## TO DO
Locate all lines with the word "React" and copy them out.

********************

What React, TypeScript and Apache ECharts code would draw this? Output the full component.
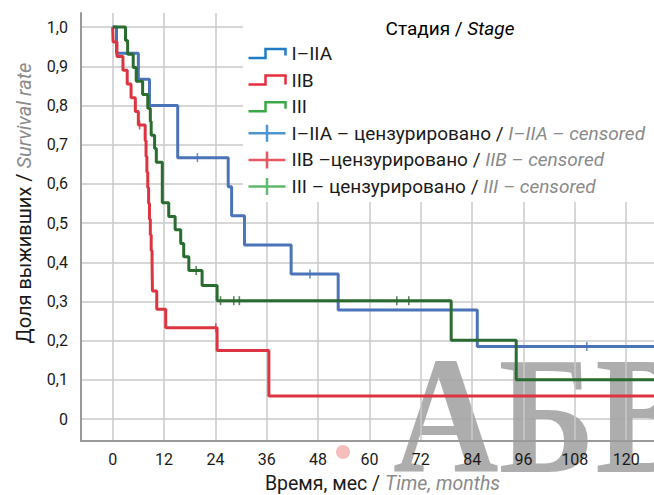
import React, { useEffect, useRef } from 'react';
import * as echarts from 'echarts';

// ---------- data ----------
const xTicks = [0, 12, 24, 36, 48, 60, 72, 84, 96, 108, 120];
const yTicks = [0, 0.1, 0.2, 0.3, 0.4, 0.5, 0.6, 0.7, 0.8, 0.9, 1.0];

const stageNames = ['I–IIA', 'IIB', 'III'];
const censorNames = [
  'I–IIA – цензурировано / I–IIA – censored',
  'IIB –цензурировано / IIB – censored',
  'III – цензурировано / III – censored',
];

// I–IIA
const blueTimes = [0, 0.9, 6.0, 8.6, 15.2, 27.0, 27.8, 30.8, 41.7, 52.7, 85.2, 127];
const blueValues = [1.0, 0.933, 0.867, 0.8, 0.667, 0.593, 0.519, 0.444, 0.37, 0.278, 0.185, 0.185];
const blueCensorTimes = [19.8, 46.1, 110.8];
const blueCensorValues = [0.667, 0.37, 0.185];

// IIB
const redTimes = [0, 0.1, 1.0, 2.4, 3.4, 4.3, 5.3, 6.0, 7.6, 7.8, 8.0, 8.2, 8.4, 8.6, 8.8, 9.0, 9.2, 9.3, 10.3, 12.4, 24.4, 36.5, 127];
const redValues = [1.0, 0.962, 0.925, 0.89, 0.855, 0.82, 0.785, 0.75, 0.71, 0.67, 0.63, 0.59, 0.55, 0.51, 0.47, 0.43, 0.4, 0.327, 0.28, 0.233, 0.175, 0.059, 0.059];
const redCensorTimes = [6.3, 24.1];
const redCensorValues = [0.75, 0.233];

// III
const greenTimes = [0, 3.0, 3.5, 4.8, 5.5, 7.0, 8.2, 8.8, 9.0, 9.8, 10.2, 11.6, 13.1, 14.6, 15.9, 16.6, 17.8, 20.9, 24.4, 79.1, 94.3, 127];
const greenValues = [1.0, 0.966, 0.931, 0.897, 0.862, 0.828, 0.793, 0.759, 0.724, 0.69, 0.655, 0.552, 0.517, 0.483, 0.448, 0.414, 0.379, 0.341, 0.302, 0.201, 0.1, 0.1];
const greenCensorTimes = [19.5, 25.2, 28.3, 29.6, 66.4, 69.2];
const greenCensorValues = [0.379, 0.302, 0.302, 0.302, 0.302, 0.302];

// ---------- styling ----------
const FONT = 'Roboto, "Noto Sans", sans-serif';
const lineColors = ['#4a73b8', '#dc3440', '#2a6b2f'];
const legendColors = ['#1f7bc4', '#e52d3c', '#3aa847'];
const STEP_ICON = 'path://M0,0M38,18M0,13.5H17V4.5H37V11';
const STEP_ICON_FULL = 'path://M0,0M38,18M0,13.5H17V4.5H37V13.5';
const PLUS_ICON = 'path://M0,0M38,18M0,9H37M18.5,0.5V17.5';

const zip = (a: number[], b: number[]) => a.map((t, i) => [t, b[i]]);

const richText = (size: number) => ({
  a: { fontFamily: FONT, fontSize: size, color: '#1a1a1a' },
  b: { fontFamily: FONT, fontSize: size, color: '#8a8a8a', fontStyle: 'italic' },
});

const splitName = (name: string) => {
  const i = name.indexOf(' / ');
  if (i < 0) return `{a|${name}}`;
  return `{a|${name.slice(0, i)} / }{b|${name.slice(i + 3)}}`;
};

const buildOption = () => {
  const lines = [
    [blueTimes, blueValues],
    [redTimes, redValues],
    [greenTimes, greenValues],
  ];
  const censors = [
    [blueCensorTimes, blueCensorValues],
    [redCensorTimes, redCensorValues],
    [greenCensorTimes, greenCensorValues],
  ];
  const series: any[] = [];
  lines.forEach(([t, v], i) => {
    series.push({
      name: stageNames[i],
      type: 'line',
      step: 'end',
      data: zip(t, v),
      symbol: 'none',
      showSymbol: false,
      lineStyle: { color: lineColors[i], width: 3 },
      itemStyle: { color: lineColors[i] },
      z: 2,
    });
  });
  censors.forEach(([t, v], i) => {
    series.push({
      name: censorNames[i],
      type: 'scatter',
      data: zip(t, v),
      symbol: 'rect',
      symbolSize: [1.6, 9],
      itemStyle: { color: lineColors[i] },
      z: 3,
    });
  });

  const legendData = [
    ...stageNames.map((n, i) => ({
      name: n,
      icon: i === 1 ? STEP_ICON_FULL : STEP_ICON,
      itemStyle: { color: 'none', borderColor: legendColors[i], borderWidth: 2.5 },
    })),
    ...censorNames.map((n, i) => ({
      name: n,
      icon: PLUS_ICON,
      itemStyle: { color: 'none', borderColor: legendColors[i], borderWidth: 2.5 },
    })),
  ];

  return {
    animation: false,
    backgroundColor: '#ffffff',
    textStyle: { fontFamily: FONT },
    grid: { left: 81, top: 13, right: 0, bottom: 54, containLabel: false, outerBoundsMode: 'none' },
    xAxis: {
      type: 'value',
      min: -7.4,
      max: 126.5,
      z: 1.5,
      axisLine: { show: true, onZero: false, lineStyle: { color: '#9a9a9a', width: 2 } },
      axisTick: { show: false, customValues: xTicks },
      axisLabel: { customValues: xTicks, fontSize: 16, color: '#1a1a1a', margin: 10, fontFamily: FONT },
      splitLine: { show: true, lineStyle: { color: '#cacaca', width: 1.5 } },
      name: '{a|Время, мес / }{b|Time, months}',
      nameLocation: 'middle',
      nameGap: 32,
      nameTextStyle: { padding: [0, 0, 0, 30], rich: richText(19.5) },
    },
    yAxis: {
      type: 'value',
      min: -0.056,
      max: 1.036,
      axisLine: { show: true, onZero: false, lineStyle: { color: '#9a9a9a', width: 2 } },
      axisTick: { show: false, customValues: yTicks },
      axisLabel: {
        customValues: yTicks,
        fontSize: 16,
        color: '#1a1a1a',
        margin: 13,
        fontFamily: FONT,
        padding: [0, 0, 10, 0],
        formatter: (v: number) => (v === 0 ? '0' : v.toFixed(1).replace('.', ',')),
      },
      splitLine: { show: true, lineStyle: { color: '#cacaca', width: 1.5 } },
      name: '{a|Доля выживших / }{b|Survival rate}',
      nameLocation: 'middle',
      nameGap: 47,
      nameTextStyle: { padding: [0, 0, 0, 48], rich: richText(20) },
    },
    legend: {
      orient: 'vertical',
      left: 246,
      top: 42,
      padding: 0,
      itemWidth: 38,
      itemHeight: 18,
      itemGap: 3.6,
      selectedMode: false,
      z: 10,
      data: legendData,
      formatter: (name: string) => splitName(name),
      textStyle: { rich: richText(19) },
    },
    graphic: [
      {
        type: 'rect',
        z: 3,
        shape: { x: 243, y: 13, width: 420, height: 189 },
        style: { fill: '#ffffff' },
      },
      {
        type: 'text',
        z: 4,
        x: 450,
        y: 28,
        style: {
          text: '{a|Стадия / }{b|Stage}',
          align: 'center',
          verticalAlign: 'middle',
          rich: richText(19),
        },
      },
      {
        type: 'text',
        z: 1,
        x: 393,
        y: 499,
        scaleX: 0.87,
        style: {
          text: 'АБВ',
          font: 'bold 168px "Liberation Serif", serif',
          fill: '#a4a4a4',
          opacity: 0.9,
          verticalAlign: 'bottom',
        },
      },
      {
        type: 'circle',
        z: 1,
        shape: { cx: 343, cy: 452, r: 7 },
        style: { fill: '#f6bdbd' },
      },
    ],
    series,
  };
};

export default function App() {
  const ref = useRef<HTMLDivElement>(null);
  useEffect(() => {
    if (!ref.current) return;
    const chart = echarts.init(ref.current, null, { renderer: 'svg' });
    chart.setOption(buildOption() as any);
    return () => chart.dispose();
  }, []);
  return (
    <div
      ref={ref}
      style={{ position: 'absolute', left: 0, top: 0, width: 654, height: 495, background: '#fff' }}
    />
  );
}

********************

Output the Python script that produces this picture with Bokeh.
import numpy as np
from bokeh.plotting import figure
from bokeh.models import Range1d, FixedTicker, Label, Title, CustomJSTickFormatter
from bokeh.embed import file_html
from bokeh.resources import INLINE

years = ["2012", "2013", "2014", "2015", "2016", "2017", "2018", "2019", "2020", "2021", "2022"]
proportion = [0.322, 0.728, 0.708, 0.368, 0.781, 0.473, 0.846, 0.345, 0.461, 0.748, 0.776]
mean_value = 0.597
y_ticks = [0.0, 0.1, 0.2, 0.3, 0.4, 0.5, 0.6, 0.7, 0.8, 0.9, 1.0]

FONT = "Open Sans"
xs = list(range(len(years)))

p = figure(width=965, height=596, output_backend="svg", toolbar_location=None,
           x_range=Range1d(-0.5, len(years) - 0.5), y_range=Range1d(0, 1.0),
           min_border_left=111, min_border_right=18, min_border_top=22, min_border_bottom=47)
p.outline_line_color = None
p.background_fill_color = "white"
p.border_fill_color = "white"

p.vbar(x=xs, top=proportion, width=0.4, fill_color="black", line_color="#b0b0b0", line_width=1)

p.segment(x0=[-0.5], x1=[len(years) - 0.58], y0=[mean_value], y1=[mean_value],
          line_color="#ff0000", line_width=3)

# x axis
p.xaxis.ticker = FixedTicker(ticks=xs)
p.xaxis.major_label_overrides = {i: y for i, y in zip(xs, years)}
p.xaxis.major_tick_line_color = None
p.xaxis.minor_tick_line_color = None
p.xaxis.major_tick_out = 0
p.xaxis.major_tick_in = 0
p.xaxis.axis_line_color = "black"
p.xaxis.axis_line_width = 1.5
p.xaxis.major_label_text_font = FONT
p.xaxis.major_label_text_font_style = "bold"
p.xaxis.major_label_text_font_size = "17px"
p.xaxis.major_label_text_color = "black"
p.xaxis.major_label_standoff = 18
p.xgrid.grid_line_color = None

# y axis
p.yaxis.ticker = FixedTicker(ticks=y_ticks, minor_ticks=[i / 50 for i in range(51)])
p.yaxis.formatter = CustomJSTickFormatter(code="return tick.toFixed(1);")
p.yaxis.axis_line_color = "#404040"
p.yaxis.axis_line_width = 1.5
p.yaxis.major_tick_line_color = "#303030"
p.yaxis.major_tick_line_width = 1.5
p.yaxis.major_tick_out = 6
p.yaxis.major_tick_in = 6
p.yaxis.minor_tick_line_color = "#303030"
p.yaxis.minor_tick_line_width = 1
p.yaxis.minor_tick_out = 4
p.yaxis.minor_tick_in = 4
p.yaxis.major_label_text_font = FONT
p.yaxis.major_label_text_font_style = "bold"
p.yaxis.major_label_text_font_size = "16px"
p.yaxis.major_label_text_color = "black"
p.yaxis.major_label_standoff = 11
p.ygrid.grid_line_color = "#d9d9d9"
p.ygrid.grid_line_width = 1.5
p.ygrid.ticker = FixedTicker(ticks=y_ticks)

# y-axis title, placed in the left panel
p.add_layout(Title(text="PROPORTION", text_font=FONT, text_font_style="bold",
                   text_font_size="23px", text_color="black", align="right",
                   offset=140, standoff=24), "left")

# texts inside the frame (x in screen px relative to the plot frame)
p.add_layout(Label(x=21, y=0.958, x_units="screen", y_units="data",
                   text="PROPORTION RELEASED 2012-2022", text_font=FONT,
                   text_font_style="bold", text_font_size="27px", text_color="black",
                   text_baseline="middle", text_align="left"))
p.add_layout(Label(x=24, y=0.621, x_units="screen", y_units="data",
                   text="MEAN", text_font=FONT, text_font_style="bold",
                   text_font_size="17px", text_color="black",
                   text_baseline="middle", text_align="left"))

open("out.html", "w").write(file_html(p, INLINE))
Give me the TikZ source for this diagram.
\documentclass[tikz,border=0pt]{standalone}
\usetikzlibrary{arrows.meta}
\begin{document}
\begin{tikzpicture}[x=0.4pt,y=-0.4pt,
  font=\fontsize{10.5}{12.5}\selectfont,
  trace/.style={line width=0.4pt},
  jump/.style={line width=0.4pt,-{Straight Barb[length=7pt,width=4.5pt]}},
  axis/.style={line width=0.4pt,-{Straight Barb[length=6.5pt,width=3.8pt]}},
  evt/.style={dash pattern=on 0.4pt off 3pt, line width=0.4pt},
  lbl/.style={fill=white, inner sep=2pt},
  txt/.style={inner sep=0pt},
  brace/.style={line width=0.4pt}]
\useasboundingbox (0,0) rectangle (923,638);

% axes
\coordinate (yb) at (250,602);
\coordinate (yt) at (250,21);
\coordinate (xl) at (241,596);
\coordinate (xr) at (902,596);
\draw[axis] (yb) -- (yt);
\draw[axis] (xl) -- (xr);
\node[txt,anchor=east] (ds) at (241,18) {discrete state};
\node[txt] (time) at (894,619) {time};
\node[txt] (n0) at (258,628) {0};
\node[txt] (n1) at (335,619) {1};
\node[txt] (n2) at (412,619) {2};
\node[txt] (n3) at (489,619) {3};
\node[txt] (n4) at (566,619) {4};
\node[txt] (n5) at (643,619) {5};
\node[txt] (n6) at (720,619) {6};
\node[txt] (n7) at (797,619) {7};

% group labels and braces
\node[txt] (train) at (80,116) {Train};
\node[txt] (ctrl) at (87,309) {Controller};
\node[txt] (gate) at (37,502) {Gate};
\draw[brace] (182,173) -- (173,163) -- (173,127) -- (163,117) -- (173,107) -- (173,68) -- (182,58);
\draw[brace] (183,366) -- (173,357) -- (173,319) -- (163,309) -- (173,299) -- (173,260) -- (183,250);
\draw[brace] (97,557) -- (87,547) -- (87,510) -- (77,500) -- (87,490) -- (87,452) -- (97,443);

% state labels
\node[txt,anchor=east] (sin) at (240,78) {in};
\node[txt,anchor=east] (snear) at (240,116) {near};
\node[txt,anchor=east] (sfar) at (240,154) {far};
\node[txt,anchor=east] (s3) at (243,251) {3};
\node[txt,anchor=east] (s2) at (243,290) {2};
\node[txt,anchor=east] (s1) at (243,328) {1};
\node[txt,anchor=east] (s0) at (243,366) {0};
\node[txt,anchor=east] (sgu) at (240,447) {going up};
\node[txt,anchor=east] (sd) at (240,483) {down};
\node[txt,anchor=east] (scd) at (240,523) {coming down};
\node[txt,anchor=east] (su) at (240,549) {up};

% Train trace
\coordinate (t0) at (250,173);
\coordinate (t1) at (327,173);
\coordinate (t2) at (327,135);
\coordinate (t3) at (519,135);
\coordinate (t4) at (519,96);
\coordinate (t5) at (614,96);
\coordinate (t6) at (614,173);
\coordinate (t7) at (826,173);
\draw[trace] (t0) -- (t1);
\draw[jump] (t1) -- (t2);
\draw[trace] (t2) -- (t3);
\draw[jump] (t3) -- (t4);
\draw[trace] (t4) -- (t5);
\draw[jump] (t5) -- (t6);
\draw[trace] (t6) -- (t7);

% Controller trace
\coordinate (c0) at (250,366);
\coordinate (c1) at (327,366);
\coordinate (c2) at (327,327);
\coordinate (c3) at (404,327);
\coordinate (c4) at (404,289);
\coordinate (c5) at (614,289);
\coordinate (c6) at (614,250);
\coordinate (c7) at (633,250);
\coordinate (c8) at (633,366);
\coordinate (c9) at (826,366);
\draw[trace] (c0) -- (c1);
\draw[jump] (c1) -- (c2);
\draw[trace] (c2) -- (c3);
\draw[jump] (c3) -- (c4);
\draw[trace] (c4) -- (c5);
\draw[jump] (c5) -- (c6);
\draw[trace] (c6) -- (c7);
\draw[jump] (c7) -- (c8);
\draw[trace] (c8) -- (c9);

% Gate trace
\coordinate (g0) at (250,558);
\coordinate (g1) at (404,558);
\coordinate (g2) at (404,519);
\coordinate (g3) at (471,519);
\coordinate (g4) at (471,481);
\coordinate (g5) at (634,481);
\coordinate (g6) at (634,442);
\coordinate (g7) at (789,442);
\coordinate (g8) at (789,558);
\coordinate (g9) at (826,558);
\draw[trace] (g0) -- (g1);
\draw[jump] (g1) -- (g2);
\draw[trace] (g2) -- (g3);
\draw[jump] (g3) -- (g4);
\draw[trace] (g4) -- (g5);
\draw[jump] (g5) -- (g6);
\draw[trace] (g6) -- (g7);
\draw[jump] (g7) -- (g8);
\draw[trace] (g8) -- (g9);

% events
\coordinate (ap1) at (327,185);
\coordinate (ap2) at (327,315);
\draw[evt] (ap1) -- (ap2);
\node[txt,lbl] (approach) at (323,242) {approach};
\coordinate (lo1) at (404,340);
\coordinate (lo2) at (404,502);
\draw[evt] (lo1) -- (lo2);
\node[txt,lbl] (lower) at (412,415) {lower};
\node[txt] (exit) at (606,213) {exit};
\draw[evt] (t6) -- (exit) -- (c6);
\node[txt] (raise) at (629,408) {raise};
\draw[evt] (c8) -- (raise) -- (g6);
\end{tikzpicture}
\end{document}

********************

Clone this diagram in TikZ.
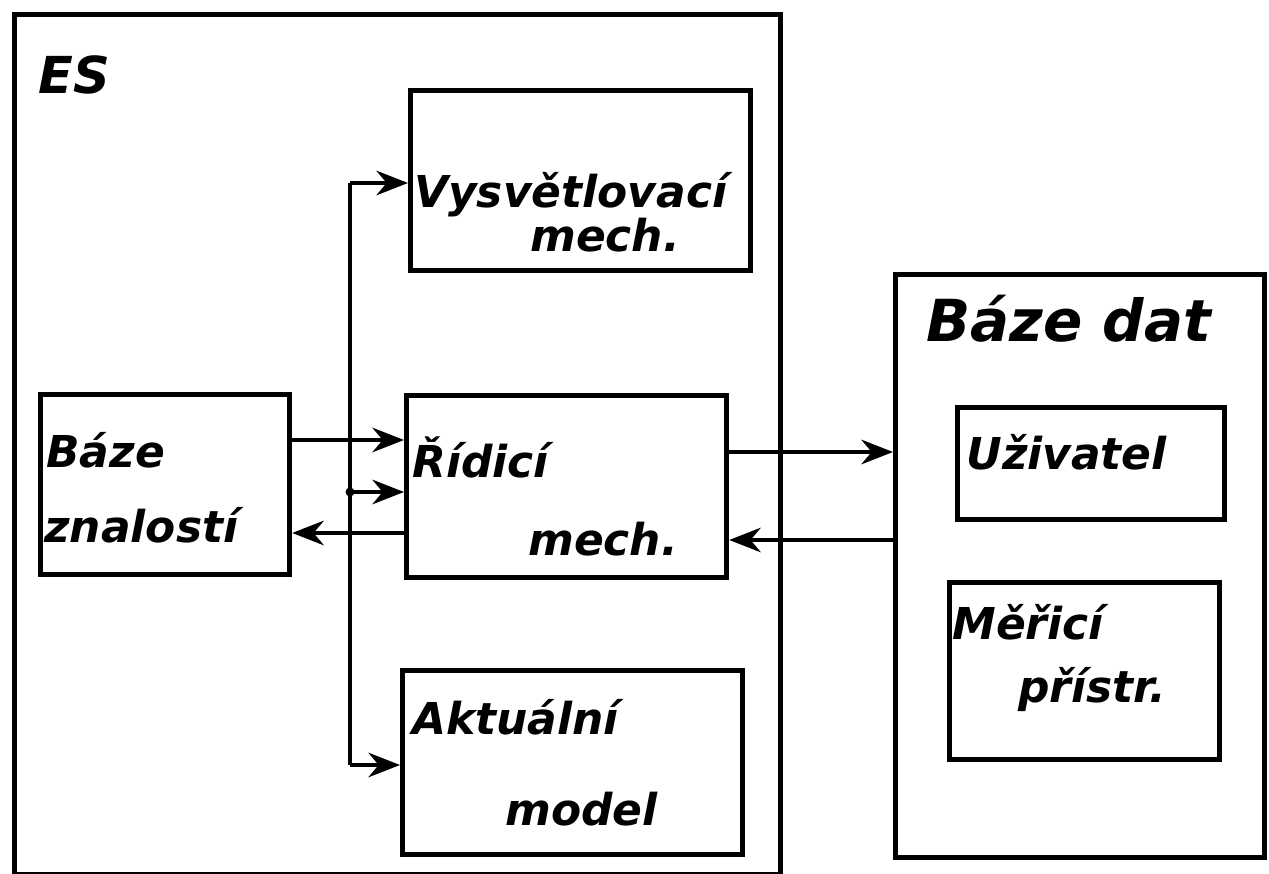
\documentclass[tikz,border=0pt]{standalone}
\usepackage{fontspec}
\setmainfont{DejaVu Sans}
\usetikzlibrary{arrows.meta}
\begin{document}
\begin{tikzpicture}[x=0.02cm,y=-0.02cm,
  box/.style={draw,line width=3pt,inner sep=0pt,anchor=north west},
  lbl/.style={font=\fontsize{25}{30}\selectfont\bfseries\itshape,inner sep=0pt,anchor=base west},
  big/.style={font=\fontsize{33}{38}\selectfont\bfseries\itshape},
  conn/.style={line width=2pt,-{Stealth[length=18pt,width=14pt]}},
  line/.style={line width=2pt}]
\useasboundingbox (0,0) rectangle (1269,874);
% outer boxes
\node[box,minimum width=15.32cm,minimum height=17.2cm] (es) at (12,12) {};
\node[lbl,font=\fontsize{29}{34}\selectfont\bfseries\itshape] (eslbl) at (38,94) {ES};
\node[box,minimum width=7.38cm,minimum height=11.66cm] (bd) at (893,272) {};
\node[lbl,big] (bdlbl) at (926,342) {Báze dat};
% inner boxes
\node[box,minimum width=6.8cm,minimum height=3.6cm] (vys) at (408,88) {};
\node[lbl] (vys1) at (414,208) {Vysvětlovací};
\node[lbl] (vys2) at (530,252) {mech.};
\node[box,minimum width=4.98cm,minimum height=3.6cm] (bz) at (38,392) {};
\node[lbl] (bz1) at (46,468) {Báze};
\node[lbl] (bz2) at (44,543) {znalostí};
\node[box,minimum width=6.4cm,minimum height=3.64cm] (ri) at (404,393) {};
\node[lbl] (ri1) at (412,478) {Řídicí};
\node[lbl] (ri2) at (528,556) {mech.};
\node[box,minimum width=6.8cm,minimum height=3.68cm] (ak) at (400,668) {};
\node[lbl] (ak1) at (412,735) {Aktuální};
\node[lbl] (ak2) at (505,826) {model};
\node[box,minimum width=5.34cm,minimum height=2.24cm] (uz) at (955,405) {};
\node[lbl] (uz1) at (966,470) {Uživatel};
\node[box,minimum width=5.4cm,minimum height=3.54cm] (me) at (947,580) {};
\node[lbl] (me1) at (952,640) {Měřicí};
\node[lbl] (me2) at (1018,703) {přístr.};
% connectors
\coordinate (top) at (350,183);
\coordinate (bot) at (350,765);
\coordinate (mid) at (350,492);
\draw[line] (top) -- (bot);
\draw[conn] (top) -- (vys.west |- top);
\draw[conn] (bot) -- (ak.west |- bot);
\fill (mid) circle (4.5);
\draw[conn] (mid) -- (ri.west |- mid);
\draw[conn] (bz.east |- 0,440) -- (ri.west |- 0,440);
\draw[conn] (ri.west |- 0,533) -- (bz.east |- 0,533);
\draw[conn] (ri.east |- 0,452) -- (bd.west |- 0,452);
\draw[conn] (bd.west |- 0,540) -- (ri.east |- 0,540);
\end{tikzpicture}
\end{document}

********************

## OUTPUT OF THE EXERCISE
What React, TypeScript and Apache ECharts code would draw this? Output the full component.
import React, { useEffect, useRef } from 'react';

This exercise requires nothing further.